Port of Piraeus Container Throughput to rise by 20% during 2014

2014-04-17

We continue to see the Greek economy slowly emerging from its multi-year recession. It is moving in the right direction, but slowly. We're holding our forecasts unchanged from our last quarterly report. That means that after an estimated 4.4% GDP contraction in 2013 (the sixth consecutive year of recession) we finally see positive growth of 1.1% this year, rising to 1.8% in 2015 and levelling off at 1.4% in 2016.

We still see little scope for impetus from household, government, or business spending, all of which remain weakened by the long crisis. In contrast we believe the driver of the limited recovery that is underway is net exports. However this necessary rebalancing of the country's external trade performance is happening in a sub-optimal way. Much of the improvement in trade has come from the collapse in domestic demand rather than through a significant improvement in export competitiveness (although some inroads have been made in this area).
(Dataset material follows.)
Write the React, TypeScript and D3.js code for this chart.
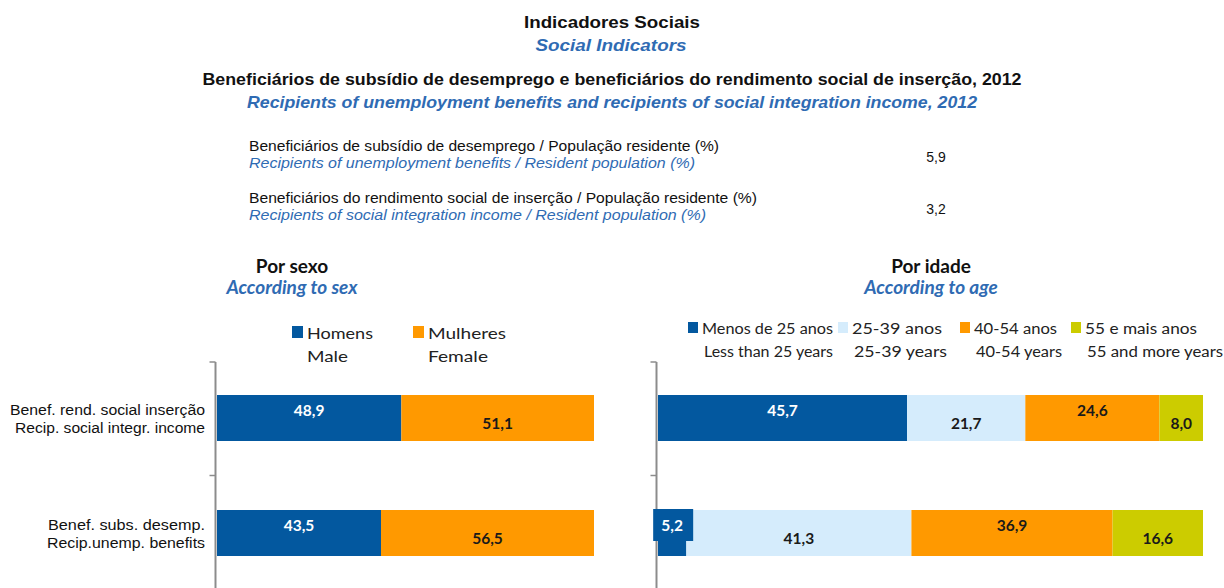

By relying more on a drop in imports than competitiveness gains, Greece's longer-term growth trajectory will be adversely affected.

Greece's outward-looking shipping sector continues to be partly protected from the full force of the domestic crash. European transit freight demand plays an important part in determining overall activity levels, as does investment in port facilities. Because of this the Port of Piraeus has been able to show yearon- year (y-o-y) gains in both tonnage and container traffic since 2011, despite falling Greek GDP. Indeed, we have raised our box traffic growth forecast for this year to an impressive 20%. The Port of Thessaloniki, which has lacked the benefits of large new investment, has followed a rather more volatile path with some quite sharp contractions in volume in 2011 and 2013, and this year is set to achieve growth in only a 1%-2% range.

Headline Industry Data

* 2014 port of Piraeus tonnage throughput forecast to grow 7.8% to 16.685mn tonnes; over the medium term we project average annual growth of 5.7%.

* 2014 port of Piraeus container throughput forecast to grow 20.0% to 3.82mn twenty-foot equivalent units (TEUs); over the medium term we project annual average growth of 14.2%.

* Port of Thessaloniki tonnage to grow 1.8% to 13.211mn tonnes in 2014, and average 2.1% on the medium term

* Port of Thessaloniki box traffic to gain 1.5% in 2014 to 327,144 TEUs, and to average 2.0% annual growth in the period running up to 2018.

* 2014 total trade growth forecast at -0.7% a slower contraction than the -2.3% estimated for in 2013.